#### Direction:
Can you write out all the lines word for word, with no pictures?

#### Available data:
• • • • •
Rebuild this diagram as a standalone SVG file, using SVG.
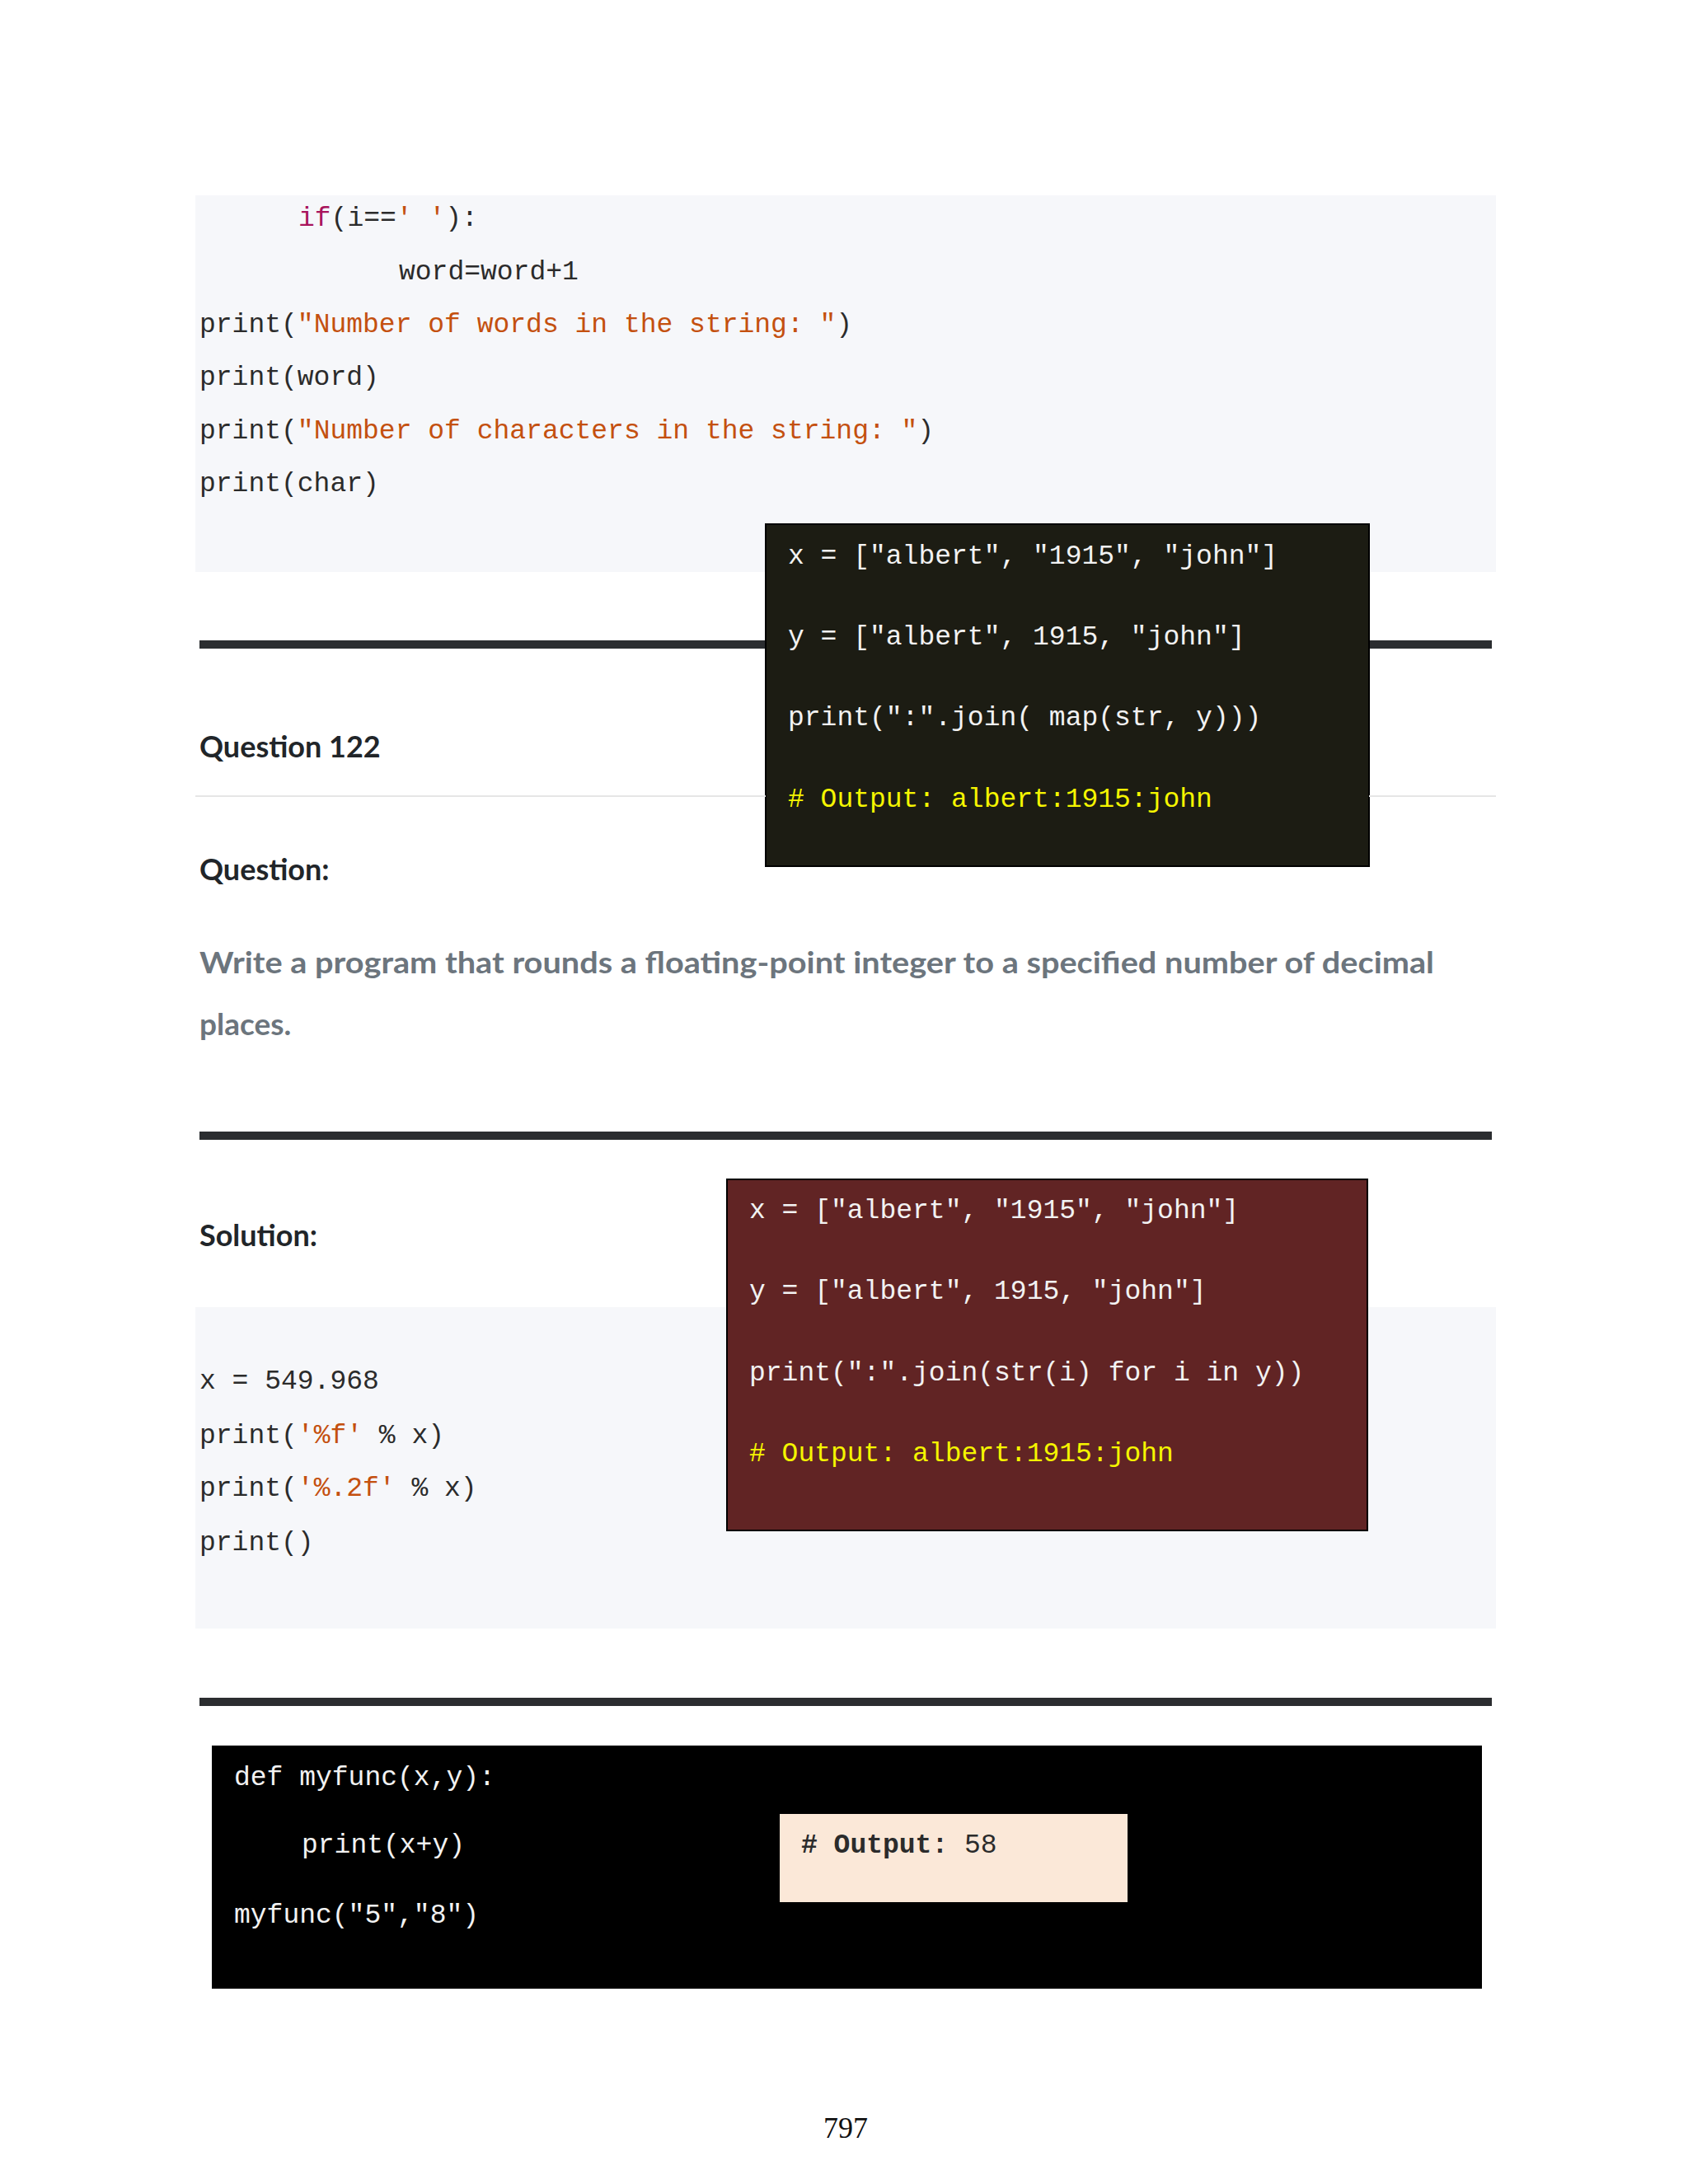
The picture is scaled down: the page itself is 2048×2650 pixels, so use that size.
<svg xmlns="http://www.w3.org/2000/svg" width="2048" height="2650" viewBox="0 0 2048 2650">
<style>
.m{font-family:"Liberation Mono","DejaVu Sans Mono",monospace;font-size:33px;fill:#2b2b2b}
.s{fill:#c4500f}
.k{fill:#a8145c}
.w{fill:#f2f2f2}
.y{fill:#f5f500}
.h{font-family:Lato,"Open Sans",sans-serif;font-weight:bold;font-size:36px;fill:#212529}
.p{font-family:Lato,"Open Sans",sans-serif;font-weight:bold;font-size:37px;fill:#6c757d}
.rule{fill:#2b2d30}
</style>
<rect width="2048" height="2650" fill="#ffffff"/>
<g id="code1">
<rect x="237" y="237" width="1578" height="457" fill="#f6f7fa"/>
<text class="m" x="362" y="274"><tspan class="k">if</tspan>(i==<tspan class="s">' '</tspan>):</text>
<text class="m" x="484" y="339">word=word+1</text>
<text class="m" x="242" y="403">print(<tspan class="s">"Number of words in the string: "</tspan>)</text>
<text class="m" x="242" y="467">print(word)</text>
<text class="m" x="242" y="532">print(<tspan class="s">"Number of characters in the string: "</tspan>)</text>
<text class="m" x="242" y="596">print(char)</text>
</g>
<rect class="rule" x="242" y="777" width="1568" height="10"/>
<g id="box1">
<rect x="929" y="636" width="732" height="415" fill="#1c1c13" stroke="#000" stroke-width="2"/>
<text class="m w" x="956" y="684">x = ["albert", "1915", "john"]</text>
<text class="m w" x="956" y="782">y = ["albert", 1915, "john"]</text>
<text class="m w" x="956" y="880">print(":".join( map(str, y)))</text>
<text class="m y" x="956" y="979"># Output: albert:1915:john</text>
</g>
<text class="h" x="242" y="919">Question 122</text>
<rect x="237" y="965" width="692" height="2" fill="#e6e6e6"/>
<rect x="1661" y="965" width="154" height="2" fill="#e6e6e6"/>
<text class="h" x="242" y="1068">Question:</text>
<text class="p" x="242" y="1181" textLength="1498" lengthAdjust="spacingAndGlyphs">Write a program that rounds a floating-point integer to a specified number of decimal</text>
<text class="p" x="242" y="1256">places.</text>
<rect class="rule" x="242" y="1373" width="1568" height="10"/>
<text class="h" x="242" y="1512">Solution:</text>
<g id="code2">
<rect x="237" y="1586" width="1578" height="390" fill="#f6f7fa"/>
<text class="m" x="242" y="1685">x = 549.968</text>
<text class="m" x="242" y="1751">print(<tspan class="s">'%f'</tspan> % x)</text>
<text class="m" x="242" y="1815">print(<tspan class="s">'%.2f'</tspan> % x)</text>
<text class="m" x="242" y="1881">print()</text>
</g>
<g id="box2">
<rect x="882" y="1431" width="777" height="426" fill="#612424" stroke="#000" stroke-width="2"/>
<text class="m w" x="909" y="1478">x = ["albert", "1915", "john"]</text>
<text class="m w" x="909" y="1576">y = ["albert", 1915, "john"]</text>
<text class="m w" x="909" y="1675">print(":".join(str(i) for i in y))</text>
<text class="m y" x="909" y="1773"># Output: albert:1915:john</text>
</g>
<rect class="rule" x="242" y="2060" width="1568" height="10"/>
<g id="box3">
<rect x="257" y="2118" width="1541" height="295" fill="#000000"/>
<text class="m w" x="284" y="2166">def myfunc(x,y):</text>
<text class="m w" x="366" y="2248">print(x+y)</text>
<text class="m w" x="284" y="2333">myfunc("5","8")</text>
</g>
<g id="output">
<rect x="946" y="2201" width="422" height="107" fill="#fbe8d8"/>
<text class="m" x="972" y="2248" font-weight="bold" fill="#111">#  Output:  <tspan font-weight="normal">58</tspan></text>
</g>
<text x="1026" y="2594" text-anchor="middle" font-family="Liberation Serif,serif" font-size="36" fill="#111">797</text>
</svg>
• • • • •
#### Response to this exercise:
Rebuild this diagram as a standalone SVG file, using SVG.
The picture is scaled down: the page itself is 2048×2650 pixels, so use that size.
<svg xmlns="http://www.w3.org/2000/svg" width="2048" height="2650" viewBox="0 0 2048 2650">
<style>
.m{font-family:"Liberation Mono","DejaVu Sans Mono",monospace;font-size:33px;fill:#2b2b2b}
.s{fill:#c4500f}
.k{fill:#a8145c}
.w{fill:#f2f2f2}
.y{fill:#f5f500}
.h{font-family:Lato,"Open Sans",sans-serif;font-weight:bold;font-size:36px;fill:#212529}
.p{font-family:Lato,"Open Sans",sans-serif;font-weight:bold;font-size:37px;fill:#6c757d}
.rule{fill:#2b2d30}
</style>
<rect width="2048" height="2650" fill="#ffffff"/>
<g id="code1">
<rect x="237" y="237" width="1578" height="457" fill="#f6f7fa"/>
<text class="m" x="362" y="274"><tspan class="k">if</tspan>(i==<tspan class="s">' '</tspan>):</text>
<text class="m" x="484" y="339">word=word+1</text>
<text class="m" x="242" y="403">print(<tspan class="s">"Number of words in the string: "</tspan>)</text>
<text class="m" x="242" y="467">print(word)</text>
<text class="m" x="242" y="532">print(<tspan class="s">"Number of characters in the string: "</tspan>)</text>
<text class="m" x="242" y="596">print(char)</text>
</g>
<rect class="rule" x="242" y="777" width="1568" height="10"/>
<g id="box1">
<rect x="929" y="636" width="732" height="415" fill="#1c1c13" stroke="#000" stroke-width="2"/>
<text class="m w" x="956" y="684">x = ["albert", "1915", "john"]</text>
<text class="m w" x="956" y="782">y = ["albert", 1915, "john"]</text>
<text class="m w" x="956" y="880">print(":".join( map(str, y)))</text>
<text class="m y" x="956" y="979"># Output: albert:1915:john</text>
</g>
<text class="h" x="242" y="919">Question 122</text>
<rect x="237" y="965" width="692" height="2" fill="#e6e6e6"/>
<rect x="1661" y="965" width="154" height="2" fill="#e6e6e6"/>
<text class="h" x="242" y="1068">Question:</text>
<text class="p" x="242" y="1181" textLength="1498" lengthAdjust="spacingAndGlyphs">Write a program that rounds a floating-point integer to a specified number of decimal</text>
<text class="p" x="242" y="1256">places.</text>
<rect class="rule" x="242" y="1373" width="1568" height="10"/>
<text class="h" x="242" y="1512">Solution:</text>
<g id="code2">
<rect x="237" y="1586" width="1578" height="390" fill="#f6f7fa"/>
<text class="m" x="242" y="1685">x = 549.968</text>
<text class="m" x="242" y="1751">print(<tspan class="s">'%f'</tspan> % x)</text>
<text class="m" x="242" y="1815">print(<tspan class="s">'%.2f'</tspan> % x)</text>
<text class="m" x="242" y="1881">print()</text>
</g>
<g id="box2">
<rect x="882" y="1431" width="777" height="426" fill="#612424" stroke="#000" stroke-width="2"/>
<text class="m w" x="909" y="1478">x = ["albert", "1915", "john"]</text>
<text class="m w" x="909" y="1576">y = ["albert", 1915, "john"]</text>
<text class="m w" x="909" y="1675">print(":".join(str(i) for i in y))</text>
<text class="m y" x="909" y="1773"># Output: albert:1915:john</text>
</g>
<rect class="rule" x="242" y="2060" width="1568" height="10"/>
<g id="box3">
<rect x="257" y="2118" width="1541" height="295" fill="#000000"/>
<text class="m w" x="284" y="2166">def myfunc(x,y):</text>
<text class="m w" x="366" y="2248">print(x+y)</text>
<text class="m w" x="284" y="2333">myfunc("5","8")</text>
</g>
<g id="output">
<rect x="946" y="2201" width="422" height="107" fill="#fbe8d8"/>
<text class="m" x="972" y="2248" font-weight="bold" fill="#111">#  Output:  <tspan font-weight="normal">58</tspan></text>
</g>
<text x="1026" y="2594" text-anchor="middle" font-family="Liberation Serif,serif" font-size="36" fill="#111">797</text>
</svg>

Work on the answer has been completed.